Japanese confectionery company

Morinaga & Company, Ltd. (森永製菓株式会社, Morinaga Seika Kabushiki-gaisha) is a Japanese confectionery company headquartered in Tokyo, and founded in 1899. Their products include candy, such as Hi-Chew, and other confectioneries.

Morinaga is loosely affiliated with Morinaga Milk Industry Co., Ltd., a public company in which Morinaga & Company holds 10.34% of the stock.

== Brands ==
Major Morinaga brands include:

- Hi-Chew
- In Jelly / Chargel
- Choco Monaka Jumbo
- Ice Box
- DARS
- Morinaga Biscuits
- Morinaga Milk Cocoa
- Morinaga Amazake
- Morinaga Chocoball
- Packncho (license manufacturer)
- Werther's Original (Japan distributor)
- Pez (Japan distributor)

== History ==
The company was founded in 1899 by Taichiro Morinaga, who opened a Western confectionery shop in Tokyo after returning from the United States. It was incorporated as Morinaga & Co., Ltd. in 1912. In 1918, Morinaga began manufacturing the first chocolate produced in Japan.

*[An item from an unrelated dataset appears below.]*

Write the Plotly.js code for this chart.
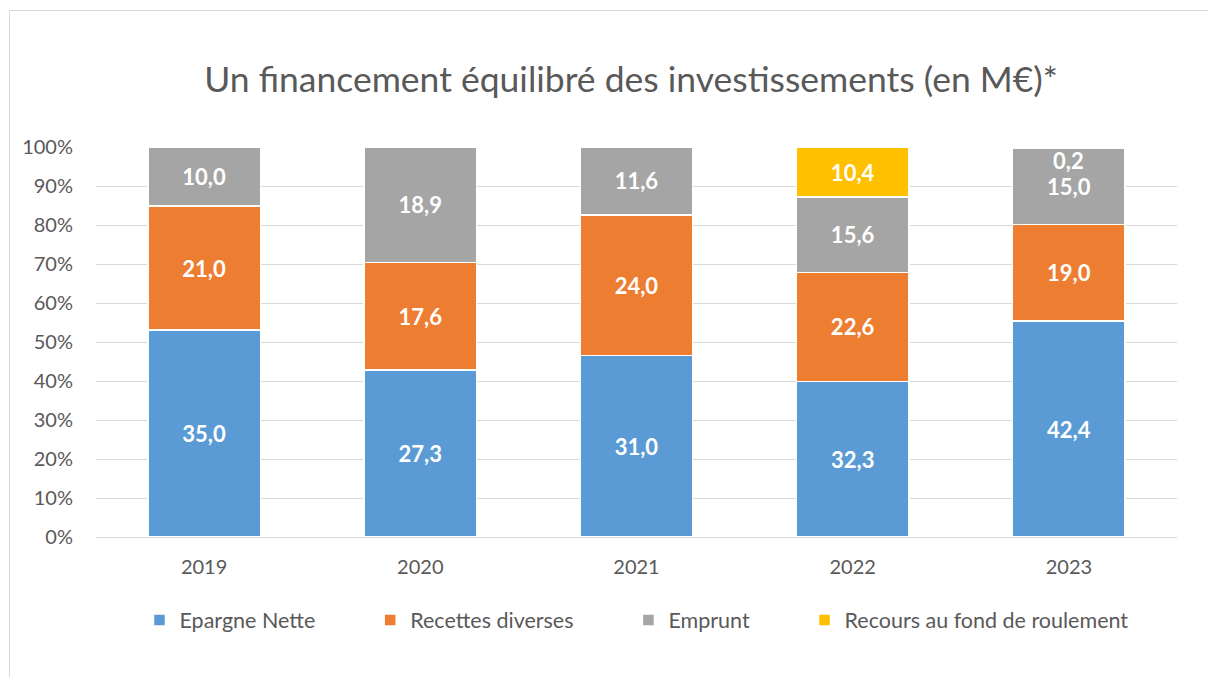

In 1944, during World War II, Morinaga created Japan's first domestically produced penicillin.

In 1960, the company advertised that women should give chocolates to men on Valentine's Day. This action strongly influenced the present culture of Valentine's Day in Japan. Moreover, in 2009, the company made chocolates for men to give women, which are called Gyaku-choco. (Gyaku means reverse in Japanese.)

Morinaga began selling its popular Hi-Chew candy in the US market in 2008. The candy quickly became popular among baseball players, a fad started by Japanese baseball player Junichi Tazawa of the Boston Red Sox. Morinaga signed a sponsorship deal with the Red Sox in 2012 and Hi-Chew's popularity spread quickly in the 2010s. Morinaga began reverse imports of American Hi-Chew flavors to Japan in 2023.

Morinaga has had Ayumi Hamasaki and Mao Asada appear in their commercials, and in the past has used stars such as the Carpenters to advertise their products.

== Locations ==
Morinaga is headquartered in the Shiba district of Minato, Tokyo, adjacent to Tamachi Station, and has production facilities in Tsurumi-ku, Yokohama, Oyama, Tochigi, Mishima, Shizuoka, and Anjo, Aichi.

Morinaga began manufacturing Hi-Chew candy in Mebane, North Carolina in 2016. Morinaga announced plans for a second Mebane factory in 2024, scheduled to begin manufacturing in 2027.